HTML Sanitizer API

Draft Community Group Report,

This version:
https://wicg.github.io/sanitizer-api/
Issue Tracking:
GitHub
Inline In Spec
Editors:
Frederik Braun (Mozilla)
Mario Heiderich (Cure53)
Daniel Vogelheim (Google LLC)

Abstract

This document specifies a set of APIs which allow developers to take untrusted strings of HTML, and sanitize them for safe insertion into a document’s DOM.

Status of this document

This specification was published by the Web Platform Incubator Community Group. It is not a W3C Standard nor is it on the W3C Standards Track. Please note that under the W3C Community Contributor License Agreement (CLA) there is a limited opt-out and other conditions apply. Learn more about W3C Community and Business Groups.

1. Introduction

This section is not normative.

Web applications often need to work with strings of HTML on the client side, perhaps as part of a client-side templating solution, perhaps as part of rendering user generated content, etc. It is difficult to do so in a safe way, however; the naive approach of joining strings together and stuffing them into an Element's innerHTML is fraught with risk, as that can and will cause JavaScript execution in a number of unexpected ways.

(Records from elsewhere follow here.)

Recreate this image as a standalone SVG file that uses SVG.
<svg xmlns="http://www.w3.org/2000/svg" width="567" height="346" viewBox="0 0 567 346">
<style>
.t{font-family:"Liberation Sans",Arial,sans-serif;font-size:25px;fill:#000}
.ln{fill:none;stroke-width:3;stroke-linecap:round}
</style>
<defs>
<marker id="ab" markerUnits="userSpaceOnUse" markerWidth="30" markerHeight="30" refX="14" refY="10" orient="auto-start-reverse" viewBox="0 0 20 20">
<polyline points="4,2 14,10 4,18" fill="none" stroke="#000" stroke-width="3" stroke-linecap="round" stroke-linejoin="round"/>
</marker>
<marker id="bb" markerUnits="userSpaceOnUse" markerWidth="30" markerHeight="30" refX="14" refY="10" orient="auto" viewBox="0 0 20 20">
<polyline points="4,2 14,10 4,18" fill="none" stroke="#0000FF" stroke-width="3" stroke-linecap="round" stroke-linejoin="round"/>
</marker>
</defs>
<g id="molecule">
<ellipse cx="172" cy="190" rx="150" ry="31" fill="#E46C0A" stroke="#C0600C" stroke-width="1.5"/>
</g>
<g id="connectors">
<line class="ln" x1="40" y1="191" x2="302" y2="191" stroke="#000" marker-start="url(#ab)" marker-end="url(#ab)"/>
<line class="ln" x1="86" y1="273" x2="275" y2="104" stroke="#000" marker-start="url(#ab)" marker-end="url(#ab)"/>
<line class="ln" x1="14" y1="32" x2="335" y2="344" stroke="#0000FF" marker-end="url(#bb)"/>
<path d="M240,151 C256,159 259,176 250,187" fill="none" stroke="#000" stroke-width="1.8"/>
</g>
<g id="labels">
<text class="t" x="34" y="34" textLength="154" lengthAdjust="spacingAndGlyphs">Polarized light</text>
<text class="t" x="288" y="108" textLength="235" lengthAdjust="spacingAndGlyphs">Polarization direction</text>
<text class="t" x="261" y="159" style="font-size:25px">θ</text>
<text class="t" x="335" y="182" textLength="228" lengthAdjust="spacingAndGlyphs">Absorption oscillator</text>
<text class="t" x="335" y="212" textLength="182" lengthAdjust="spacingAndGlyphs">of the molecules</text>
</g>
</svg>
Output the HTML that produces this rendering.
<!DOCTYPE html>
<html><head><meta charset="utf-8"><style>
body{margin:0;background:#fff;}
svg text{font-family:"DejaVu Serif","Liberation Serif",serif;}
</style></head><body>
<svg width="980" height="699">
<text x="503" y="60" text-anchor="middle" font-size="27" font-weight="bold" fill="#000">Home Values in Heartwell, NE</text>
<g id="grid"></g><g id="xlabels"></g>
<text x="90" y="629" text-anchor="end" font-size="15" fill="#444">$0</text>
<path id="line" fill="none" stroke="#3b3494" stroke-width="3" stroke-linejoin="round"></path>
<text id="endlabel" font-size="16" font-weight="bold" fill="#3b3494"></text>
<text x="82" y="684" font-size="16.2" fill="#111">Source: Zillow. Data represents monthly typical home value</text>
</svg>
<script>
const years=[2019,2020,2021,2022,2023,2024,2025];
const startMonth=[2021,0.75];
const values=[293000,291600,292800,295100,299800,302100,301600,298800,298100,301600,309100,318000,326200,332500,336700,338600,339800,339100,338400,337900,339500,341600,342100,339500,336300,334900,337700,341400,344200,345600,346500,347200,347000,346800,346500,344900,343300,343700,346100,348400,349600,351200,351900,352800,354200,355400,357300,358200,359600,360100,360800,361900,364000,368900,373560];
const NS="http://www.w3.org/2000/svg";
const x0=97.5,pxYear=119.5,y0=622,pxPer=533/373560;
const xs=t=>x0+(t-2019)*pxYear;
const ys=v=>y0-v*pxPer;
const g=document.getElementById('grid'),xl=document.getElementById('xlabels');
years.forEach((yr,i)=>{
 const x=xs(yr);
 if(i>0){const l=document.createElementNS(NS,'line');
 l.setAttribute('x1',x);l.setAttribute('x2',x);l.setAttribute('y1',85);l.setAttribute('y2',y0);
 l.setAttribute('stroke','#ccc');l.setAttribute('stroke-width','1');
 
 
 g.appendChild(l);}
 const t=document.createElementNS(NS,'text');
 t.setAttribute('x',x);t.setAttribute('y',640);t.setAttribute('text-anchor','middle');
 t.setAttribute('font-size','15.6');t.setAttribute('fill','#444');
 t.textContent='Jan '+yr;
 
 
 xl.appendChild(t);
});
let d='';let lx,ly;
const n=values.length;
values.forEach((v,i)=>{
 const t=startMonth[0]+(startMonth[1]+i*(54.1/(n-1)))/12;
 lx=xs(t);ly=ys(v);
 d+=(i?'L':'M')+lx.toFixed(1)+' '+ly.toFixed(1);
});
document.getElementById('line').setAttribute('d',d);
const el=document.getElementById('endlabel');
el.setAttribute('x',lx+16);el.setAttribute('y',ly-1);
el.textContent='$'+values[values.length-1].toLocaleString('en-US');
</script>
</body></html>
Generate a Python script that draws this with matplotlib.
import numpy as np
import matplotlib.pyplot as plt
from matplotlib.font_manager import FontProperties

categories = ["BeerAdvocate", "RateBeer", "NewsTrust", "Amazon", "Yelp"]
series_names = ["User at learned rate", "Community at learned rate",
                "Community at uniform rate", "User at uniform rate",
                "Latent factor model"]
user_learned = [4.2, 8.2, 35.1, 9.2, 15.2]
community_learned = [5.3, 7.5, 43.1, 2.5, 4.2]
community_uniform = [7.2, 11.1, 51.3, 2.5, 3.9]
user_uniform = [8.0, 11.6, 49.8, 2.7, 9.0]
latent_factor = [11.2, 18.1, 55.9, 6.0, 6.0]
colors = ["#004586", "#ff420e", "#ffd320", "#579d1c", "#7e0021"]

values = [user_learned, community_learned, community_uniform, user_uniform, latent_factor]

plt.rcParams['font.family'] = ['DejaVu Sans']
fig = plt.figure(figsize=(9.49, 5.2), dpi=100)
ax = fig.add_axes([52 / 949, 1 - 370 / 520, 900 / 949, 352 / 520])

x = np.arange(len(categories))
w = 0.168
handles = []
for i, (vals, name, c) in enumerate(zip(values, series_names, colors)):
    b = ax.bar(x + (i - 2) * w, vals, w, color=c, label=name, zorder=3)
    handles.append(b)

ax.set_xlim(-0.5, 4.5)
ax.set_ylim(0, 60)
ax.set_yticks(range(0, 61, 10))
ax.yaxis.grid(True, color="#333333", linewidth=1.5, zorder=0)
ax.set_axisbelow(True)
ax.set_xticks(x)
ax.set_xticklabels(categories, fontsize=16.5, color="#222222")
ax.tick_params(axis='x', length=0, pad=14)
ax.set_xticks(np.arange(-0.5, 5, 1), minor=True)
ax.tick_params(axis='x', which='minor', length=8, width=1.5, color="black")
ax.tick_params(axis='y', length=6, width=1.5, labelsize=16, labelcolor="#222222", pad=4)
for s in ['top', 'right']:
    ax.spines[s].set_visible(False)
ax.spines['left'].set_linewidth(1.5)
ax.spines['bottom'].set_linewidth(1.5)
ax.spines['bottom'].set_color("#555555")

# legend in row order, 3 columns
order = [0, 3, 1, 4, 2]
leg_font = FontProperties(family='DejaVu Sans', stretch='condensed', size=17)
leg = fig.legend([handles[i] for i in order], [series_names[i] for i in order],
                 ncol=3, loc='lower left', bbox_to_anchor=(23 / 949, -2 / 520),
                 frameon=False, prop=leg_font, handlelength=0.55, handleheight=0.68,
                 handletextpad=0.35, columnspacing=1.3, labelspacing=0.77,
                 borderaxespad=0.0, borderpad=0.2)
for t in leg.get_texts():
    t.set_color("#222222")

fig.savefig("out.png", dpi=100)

Libraries like [DOMPURIFY] attempt to manage this problem by carefully parsing and sanitizing strings before insertion by constructing a DOM and walking its members through an allow-list. This has proven to be a fragile approach, as the parsing APIs exposed to the web don’t always map in reasonable ways to the browser’s behavior when actually rendering a string as HTML in the "real" DOM. Moreover, the libraries need to keep on top of browsers' changing behavior over time; things that once were safe may turn into time-bombs based on new platform-level features.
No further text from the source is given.